Transgender people in Panama alarmed by gender-based coronavirus quarantine rules
Panama has brought in gendered social-distancing regulations to tackle the coronavirus crisis, causing alarm and dread for the trans community.
Under near-total lockdown Panama has already closed its schools and borders, with citizens allowed outside for two hours per day.
Under the new rules, implemented on April 1, men and women are only allowed out of the house on specific, separate days – and police are checking the gender on the ID cards of people on the streets.
LGBT+ rights organisations immediately warned that the new rules – which will remain in place until at least April 12 – would affect trans people.
Trans woman stopped by police and accused of not being a woman.
The Association of New Men and Women of Panama, an LGBT+ rights organisation, said the measures had caused “dread”.
“There are still police patrols who use the argument that God only created Adam and Eve,” association president Ricardo Beteta told AFP.
“What does a transgender person do in this situation?”
These fears were immediately realised when – on the first day of the new gendered social-distancing rules – a trans woman called Bárbara Delgado was stopped by police on her way to work.
Police saw the male gender marker on her ID card and took her to the police station, where she was accused of not being a woman, held for three “humiliating” hours and then released with a fine, according to Human Rights Watch.
Panama only recognises trans people’s gender after surgery.
In Panama, trans people can only change the gender marker on their ID documents if they can prove they have had gender-confirmation surgery.
Ali, a 25-year-old trans man and tattoo artist, has an ID card that still says he’s a woman.
“My biggest fear, obviously, is the police, who aren’t trained or sensitised to this subject and I don’t know what attitude they will take with me,” he told AFP.
“I’m 100 per cent sure I’ll be stopped in the street and seeing as I don’t fit the mould … I don’t know if they’ll be aggressive. That’s what scares me,” Ali added.

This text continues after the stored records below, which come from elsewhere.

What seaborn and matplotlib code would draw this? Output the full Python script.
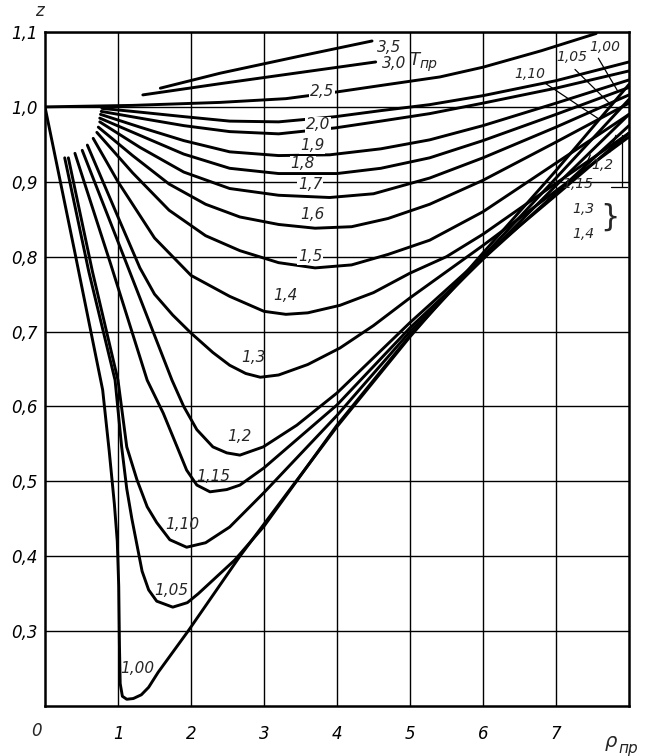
import numpy as np
import pandas as pd
import matplotlib
matplotlib.use("Agg")
import matplotlib.pyplot as plt
import seaborn as sns

# ---- curve data (p_pr, z) for each T_pr ----
T100_p = [0, 0.4, 0.79, 0.88, 0.95, 0.99, 1.01, 1.02, 1.03, 1.06, 1.12, 1.21, 1.32, 1.42, 1.55, 1.96, 2.67, 4.0, 5.0, 6.0, 7.0, 8.0]
T100_z = [1.0, 0.81, 0.622, 0.54, 0.47, 0.42, 0.36, 0.28, 0.23, 0.213, 0.209, 0.21, 0.215, 0.225, 0.245, 0.30, 0.40, 0.573, 0.693, 0.805, 0.915, 1.03]

T105_p = [0.27, 0.6, 0.96, 1.05, 1.12, 1.19, 1.26, 1.33, 1.42, 1.53, 1.75, 1.95, 2.1, 2.6, 3.0, 4.0, 5.0, 6.0, 7.0, 8.0]
T105_z = [0.932, 0.78, 0.635, 0.546, 0.49, 0.45, 0.415, 0.38, 0.355, 0.34, 0.332, 0.338, 0.35, 0.395, 0.44, 0.575, 0.695, 0.80, 0.905, 1.01]

T110_p = [0.32, 0.65, 1.0, 1.12, 1.26, 1.40, 1.53, 1.71, 1.94, 2.2, 2.53, 3.0, 4.0, 5.0, 6.0, 7.0, 8.0]
T110_z = [0.932, 0.78, 0.635, 0.546, 0.502, 0.466, 0.445, 0.422, 0.412, 0.418, 0.439, 0.485, 0.588, 0.70, 0.797, 0.895, 0.99]

T115_p = [0.41, 0.9, 1.4, 1.62, 1.81, 1.94, 2.08, 2.26, 2.49, 2.67, 3.0, 4.0, 5.0, 6.0, 7.0, 8.0]
T115_z = [0.938, 0.79, 0.635, 0.591, 0.546, 0.515, 0.495, 0.486, 0.489, 0.495, 0.518, 0.602, 0.705, 0.797, 0.885, 0.975]

T120_p = [0.51, 1.1, 1.74, 1.9, 2.08, 2.3, 2.49, 2.67, 2.99, 3.45, 4.0, 5.0, 6.0, 7.0, 8.0]
T120_z = [0.942, 0.795, 0.635, 0.60, 0.569, 0.546, 0.538, 0.535, 0.546, 0.575, 0.618, 0.712, 0.80, 0.882, 0.965]

T130_p = [0.58, 1.0, 1.3, 1.5, 1.75, 2.0, 2.3, 2.53, 2.75, 2.95, 3.2, 3.6, 4.04, 4.5, 5.0, 6.0, 7.0, 8.0]
T130_z = [0.949, 0.853, 0.785, 0.75, 0.722, 0.698, 0.672, 0.655, 0.644, 0.639, 0.642, 0.656, 0.678, 0.708, 0.745, 0.815, 0.888, 0.96]

T140_p = [0.66, 1.0, 1.5, 2.0, 2.53, 3.0, 3.3, 3.6, 4.04, 4.5, 5.0, 5.5, 6.0, 7.0, 8.0]
T140_z = [0.958, 0.90, 0.825, 0.775, 0.747, 0.727, 0.723, 0.725, 0.735, 0.752, 0.778, 0.80, 0.83, 0.898, 0.965]

T150_p = [0.71, 1.2, 1.7, 2.2, 2.67, 3.2, 3.7, 4.2, 4.7, 5.27, 6.0, 7.0, 8.0]
T150_z = [0.966, 0.912, 0.862, 0.828, 0.808, 0.792, 0.785, 0.789, 0.803, 0.822, 0.86, 0.925, 0.99]

T160_p = [0.73, 1.2, 1.7, 2.2, 2.67, 3.2, 3.7, 4.2, 4.7, 5.27, 6.0, 7.0, 8.0]
T160_z = [0.973, 0.935, 0.897, 0.870, 0.853, 0.843, 0.838, 0.84, 0.851, 0.87, 0.902, 0.953, 1.005]

T170_p = [0.75, 1.3, 1.9, 2.53, 3.2, 3.9, 4.5, 5.27, 6.0, 7.0, 8.0]
T170_z = [0.98, 0.946, 0.913, 0.891, 0.882, 0.879, 0.884, 0.905, 0.932, 0.973, 1.016]

T180_p = [0.75, 1.3, 1.9, 2.53, 3.2, 4.0, 4.6, 5.27, 6.0, 7.0, 8.0]
T180_z = [0.985, 0.962, 0.937, 0.918, 0.911, 0.911, 0.918, 0.932, 0.955, 0.99, 1.026]

T190_p = [0.76, 1.3, 1.9, 2.53, 3.2, 3.9, 4.6, 5.27, 6.0, 7.0, 8.0]
T190_z = [0.99, 0.973, 0.955, 0.94, 0.935, 0.936, 0.944, 0.956, 0.975, 1.005, 1.036]

T200_p = [0.77, 1.3, 1.9, 2.53, 3.2, 3.98, 4.6, 5.27, 6.0, 7.0, 8.0]
T200_z = [0.994, 0.985, 0.975, 0.967, 0.964, 0.972, 0.981, 0.991, 1.005, 1.025, 1.048]

T220_p = [0.78, 1.3, 1.9, 2.53, 3.2, 3.98, 4.6, 5.27, 6.0, 7.0, 8.0]
T220_z = [0.998, 0.993, 0.987, 0.981, 0.98, 0.987, 0.995, 1.003, 1.015, 1.035, 1.06]

T250_p = [0, 1.2, 2.4, 3.3, 4.0, 4.7, 5.41, 6.0, 6.8, 7.55]
T250_z = [1.0, 1.002, 1.006, 1.011, 1.02, 1.03, 1.04, 1.053, 1.075, 1.098]

T300_p = [1.34, 2.4, 3.5, 4.53]
T300_z = [1.016, 1.031, 1.046, 1.06]

T350_p = [1.58, 2.4, 3.5, 4.48]
T350_z = [1.025, 1.045, 1.068, 1.088]

curve_names = ["1,00", "1,05", "1,10", "1,15", "1,2", "1,3", "1,4", "1,5", "1,6",
               "1,7", "1,8", "1,9", "2,0", "2,2", "2,5", "3,0", "3,5"]
curve_p = [T100_p, T105_p, T110_p, T115_p, T120_p, T130_p, T140_p, T150_p, T160_p,
           T170_p, T180_p, T190_p, T200_p, T220_p, T250_p, T300_p, T350_p]
curve_z = [T100_z, T105_z, T110_z, T115_z, T120_z, T130_z, T140_z, T150_z, T160_z,
           T170_z, T180_z, T190_z, T200_z, T220_z, T250_z, T300_z, T350_z]

x_ticks = [1, 2, 3, 4, 5, 6, 7]
x_tick_labels = ["1", "2", "3", "4", "5", "6", "7"]
y_ticks = [0.3, 0.4, 0.5, 0.6, 0.7, 0.8, 0.9, 1.0, 1.1]
y_tick_labels = ["0,3", "0,4", "0,5", "0,6", "0,7", "0,8", "0,9", "1,0", "1,1"]

# ---- build long table ----
frames = []
for n, p, z in zip(curve_names, curve_p, curve_z):
    frames.append(pd.DataFrame({"p": p, "z": z, "T": n}))
df = pd.concat(frames, ignore_index=True)

sns.set_theme(style="white")
plt.rcParams['font.family'] = ['DejaVu Sans']

fig = plt.figure(figsize=(6.53, 7.56), dpi=100)
ax = fig.add_axes([45 / 653, 50 / 756, 584 / 653, 674 / 756])

sns.lineplot(data=df, x="p", y="z", units="T", estimator=None, sort=False,
             color="black", linewidth=2.1, ax=ax, legend=False, zorder=3)

ax.set_xlim(0, 8)
ax.set_ylim(0.2, 1.1)
ax.set_xticks(x_ticks)
ax.set_xticklabels(x_tick_labels, fontstyle="italic", fontsize=12)
ax.set_yticks(y_ticks)
ax.set_yticklabels(y_tick_labels, fontstyle="italic", fontsize=12)
ax.tick_params(axis="both", length=0, colors="black")
ax.tick_params(axis="x", pad=14)
ax.tick_params(axis="y", pad=5)
ax.grid(True, color="black", linewidth=1.0)
ax.set_axisbelow(True)
for s in ax.spines.values():
    s.set_color("black")
    s.set_linewidth(1.8)
ax.set_xlabel("")
ax.set_ylabel("")

# axis captions
ax.text(-0.08, 1.128, "z", fontsize=12, fontstyle="italic", ha="center", va="center", clip_on=False)
ax.text(-0.12, 0.167, "0", fontsize=12, fontstyle="italic", ha="center", va="center", clip_on=False)
ax.text(7.83, 0.153, "ρ", fontsize=14, fontstyle="italic", ha="right", va="center", clip_on=False)
ax.text(7.85, 0.143, "пр", fontsize=11, fontstyle="italic", ha="left", va="center", clip_on=False)

def lab(x, z, s, size=11, bg=True):
    kw = dict(fontsize=size, fontstyle="italic", ha="center", va="center", zorder=5)
    if bg:
        kw["bbox"] = dict(facecolor="white", edgecolor="none", pad=0.6)
    ax.text(x, z, s, **kw)

# curve labels
lab(4.72, 1.079, "3,5", bg=False)
lab(4.78, 1.058, "3,0", bg=False)
ax.text(5.06, 1.062, "T", fontsize=12, fontstyle="italic", ha="center", va="center")
ax.text(5.25, 1.057, "пр", fontsize=10, fontstyle="italic", ha="center", va="center")
lab(3.8, 1.02, "2,5")
lab(3.74, 0.976, "2,0")
lab(3.66, 0.948, "1,9")
lab(3.53, 0.924, "1,8")
lab(3.63, 0.897, "1,7")
lab(3.67, 0.856, "1,6", bg=False)
lab(3.63, 0.800, "1,5")
lab(3.30, 0.748, "1,4", bg=False)
lab(2.85, 0.665, "1,3", bg=False)
lab(2.67, 0.560, "1,2", bg=False)
lab(2.31, 0.507, "1,15", bg=False)
lab(1.88, 0.442, "1,10", bg=False)
lab(1.73, 0.354, "1,05", bg=False)
lab(1.27, 0.250, "1,00", bg=False)

# right-hand labels with leaders
lab(7.67, 1.080, "1,00", size=10, bg=False)
lab(7.22, 1.067, "1,05", size=10, bg=False)
lab(6.64, 1.044, "1,10", size=10, bg=False)
lab(7.64, 0.922, "1,2", size=10, bg=False)
lab(7.30, 0.897, "1,15", size=10, bg=False)
lab(7.38, 0.864, "1,3", size=10, bg=False)
lab(7.38, 0.830, "1,4", size=10, bg=False)
ax.text(7.74, 0.853, "}", fontsize=22, ha="center", va="center")

lk = dict(color="black", linewidth=0.9, zorder=4)
ax.plot([7.58, 7.70, 7.84], [1.065, 1.045, 1.022], **lk)
ax.plot([7.26, 7.72], [1.050, 1.006], **lk)
ax.plot([6.86, 7.60], [1.031, 0.983], **lk)
ax.plot([7.74, 7.82], [0.940, 0.962], **lk)
ax.plot([7.37, 7.47], [0.913, 0.936], **lk)
ax.plot([7.90, 7.90], [0.893, 0.962], **lk)
ax.plot([7.76, 7.97], [0.893, 0.893], **lk)

fig.savefig("out.png", dpi=100)
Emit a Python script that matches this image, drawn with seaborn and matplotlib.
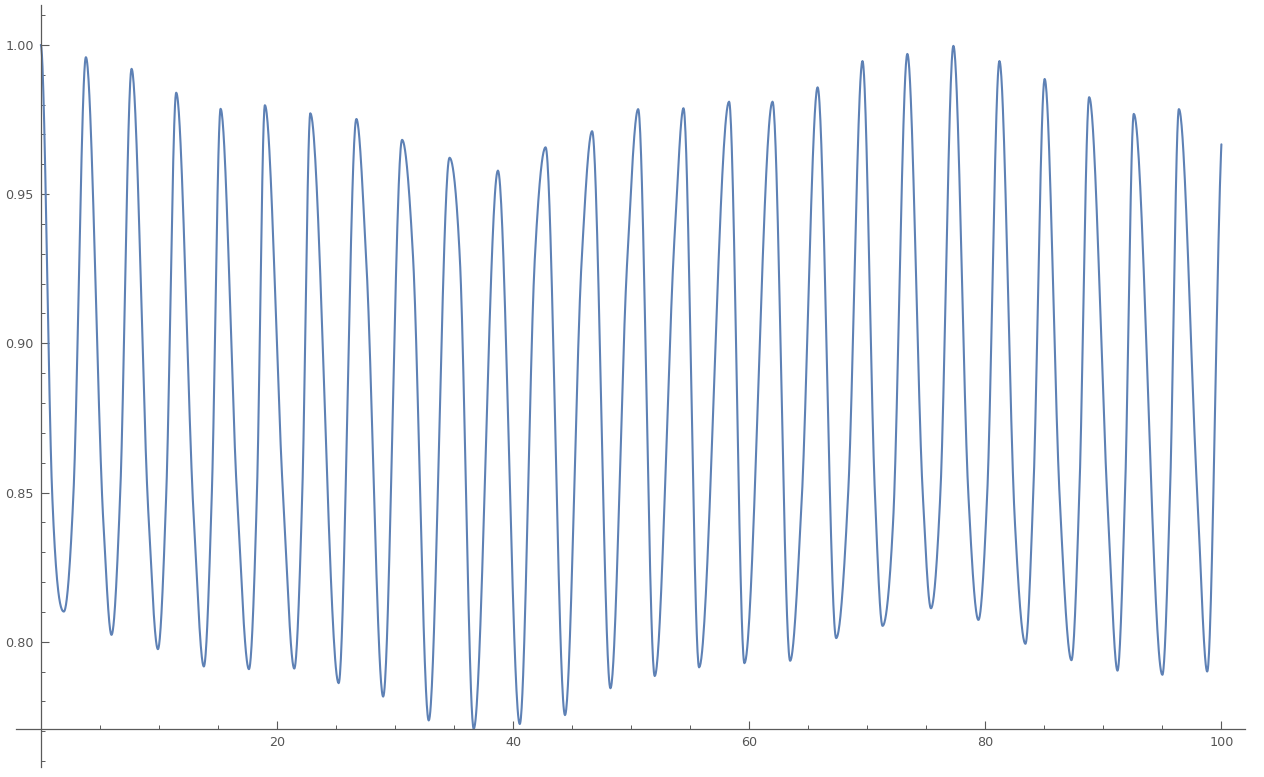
import numpy as np
import pandas as pd
import matplotlib
matplotlib.use("Agg")
import matplotlib.pyplot as plt
import seaborn as sns
from matplotlib.ticker import FixedLocator, FormatStrFormatter

# ---- values ----
start_x, start_y = 0.0, 1.000
end_x, end_y = 100.0, 0.9667

peak_x = [3.82, 7.69, 11.47, 15.23, 18.98, 22.83, 26.73, 30.60, 34.62, 38.72,
          42.76, 46.70, 50.60, 54.44, 58.30, 61.98, 65.80, 69.60, 73.40, 77.30,
          81.20, 85.03, 88.80, 92.58, 96.40]
peak_y = [0.9959, 0.9920, 0.9840, 0.9786, 0.9798, 0.9771, 0.9752, 0.9682, 0.9622, 0.9579,
          0.9657, 0.9711, 0.9785, 0.9788, 0.9810, 0.9810, 0.9858, 0.9946, 0.9970, 0.9997,
          0.9946, 0.9886, 0.9825, 0.9769, 0.9785]

trough_x = [1.95, 5.99, 9.92, 13.81, 17.63, 21.47, 25.23, 29.00, 32.86, 36.67,
            40.57, 44.40, 48.25, 52.00, 55.76, 59.60, 63.47, 67.37, 71.30, 75.40,
            79.42, 83.40, 87.30, 91.20, 95.00, 98.80]
trough_y = [0.8101, 0.8023, 0.7975, 0.7917, 0.7908, 0.7910, 0.7861, 0.7816, 0.7736, 0.7708,
            0.7724, 0.7754, 0.7844, 0.7885, 0.7914, 0.7928, 0.7936, 0.8012, 0.8053, 0.8112,
            0.8073, 0.7993, 0.7938, 0.7903, 0.7889, 0.7900]

shoulder_x = [5.30, 9.10, 12.95, 27.58, 31.53, 35.50, 41.84, 45.80, 49.65,
              53.70, 64.44, 68.40, 72.20, 82.50, 86.30, 90.40]
shoulder_y = [0.8400, 0.8440, 0.8420, 0.9268, 0.9290, 0.9280, 0.9280, 0.9268, 0.9260,
              0.9370, 0.8464, 0.8509, 0.8408, 0.8408, 0.8486, 0.8430]

# where the curve crosses the 0.85 level next to the shallower troughs
cross_x = [0.96, 2.77, 6.73, 10.63, 14.49, 16.61, 18.31, 20.51, 22.15,
           70.65, 74.70, 76.20, 78.56, 80.17, 84.07, 87.97, 91.84, 95.65, 97.95]
cross_y = [0.85] * len(cross_x)

x_major = [20, 40, 60, 80, 100]
y_major = [0.80, 0.85, 0.90, 0.95, 1.00]

# ---- smooth rendering of the read key points (monotone cubic) ----
kx = np.array([start_x] + peak_x + trough_x + shoulder_x + cross_x + [end_x])
ky = np.array([start_y] + peak_y + trough_y + shoulder_y + cross_y + [end_y])
order = np.argsort(kx)
kx, ky = kx[order], ky[order]

def smooth_curve(xk, yk, per_seg=40):
    h = np.diff(xk)
    d = np.diff(yk) / h
    n = len(xk)
    m = np.zeros(n)
    for k in range(1, n - 1):
        if d[k - 1] * d[k] > 0:
            s = (h[k] * d[k - 1] + h[k - 1] * d[k]) / (h[k - 1] + h[k])
            lim = 3 * min(abs(d[k - 1]), abs(d[k]))
            m[k] = np.sign(s) * min(abs(s), lim)
    m[0] = 0.0
    m[-1] = 0.6 * d[-1]
    xs, ys = [], []
    for k in range(n - 1):
        t = np.linspace(0, 1, per_seg, endpoint=(k == n - 2))
        h00 = 2 * t**3 - 3 * t**2 + 1
        h10 = t**3 - 2 * t**2 + t
        h01 = -2 * t**3 + 3 * t**2
        h11 = t**3 - t**2
        xs.append(xk[k] + t * h[k])
        ys.append(h00 * yk[k] + h10 * h[k] * m[k] + h01 * yk[k + 1] + h11 * h[k] * m[k + 1])
    return np.concatenate(xs), np.concatenate(ys)

cx, cy = smooth_curve(kx, ky)
df = pd.DataFrame({"x": cx, "y": cy})

# ---- figure ----
sns.set_style("white")
plt.rcParams["font.family"] = ["DejaVu Sans"]

W, H = 1264, 777
fig = plt.figure(figsize=(W / 100, H / 100), dpi=100)
ax = fig.add_axes([16 / W, 10 / H, (1245 - 16) / W, (767 - 5) / H])

sns.lineplot(data=df, x="x", y="y", ax=ax, color=(0.368417, 0.506779, 0.709798),
             linewidth=1.5, estimator=None, sort=False)

ax.set_xlim(-2.1, 102.0)
ax.set_ylim(0.758, 1.0134)
ax.set_xlabel("")
ax.set_ylabel("")

axis_col = "#5a5a5a"
for s in ["top", "right"]:
    ax.spines[s].set_visible(False)
ax.spines["left"].set_position(("data", 0))
ax.spines["bottom"].set_position(("data", 0.7708))
for s in ["left", "bottom"]:
    ax.spines[s].set_color(axis_col)
    ax.spines[s].set_linewidth(0.9)

x_minor = [v for v in range(5, 100, 5) if v not in x_major]
y_minor = [round(0.76 + 0.01 * i, 2) for i in range(26)]
y_minor = [v for v in y_minor if all(abs(v - M) > 1e-6 for M in y_major)]

ax.xaxis.set_major_locator(FixedLocator(x_major))
ax.xaxis.set_minor_locator(FixedLocator(x_minor))
ax.yaxis.set_major_locator(FixedLocator(y_major))
ax.yaxis.set_minor_locator(FixedLocator(y_minor))
ax.yaxis.set_major_formatter(FormatStrFormatter("%.2f"))
ax.xaxis.set_major_formatter(FormatStrFormatter("%d"))

ax.tick_params(which="major", direction="in", length=5.5, width=0.8, color=axis_col,
               labelcolor="#555555", labelsize=9.2, pad=5)
ax.tick_params(which="minor", direction="in", length=3, width=0.7, color=axis_col)
ax.tick_params(axis="x", which="both", bottom=True, top=False)
ax.tick_params(axis="y", which="both", left=True, right=False)
ax.grid(False)

fig.savefig("out.png", dpi=100)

As of yesterday, Panama had 1,988 confirmed cases of COVID-19, with 54 deaths.
“No country will be fully prepared to fight the virus, if the population does not assume responsibility for protecting the individual and collective health of its inhabitants,” the country’s health ministry warned last week.
Under the lockdown rules, women are allowed to go shopping for food on Mondays, Wednesday and Fridays, while men are allowed to leave home and go shopping on Tuesdays, Thursdays and Saturdays. No one is allowed outside on Sundays in Panama.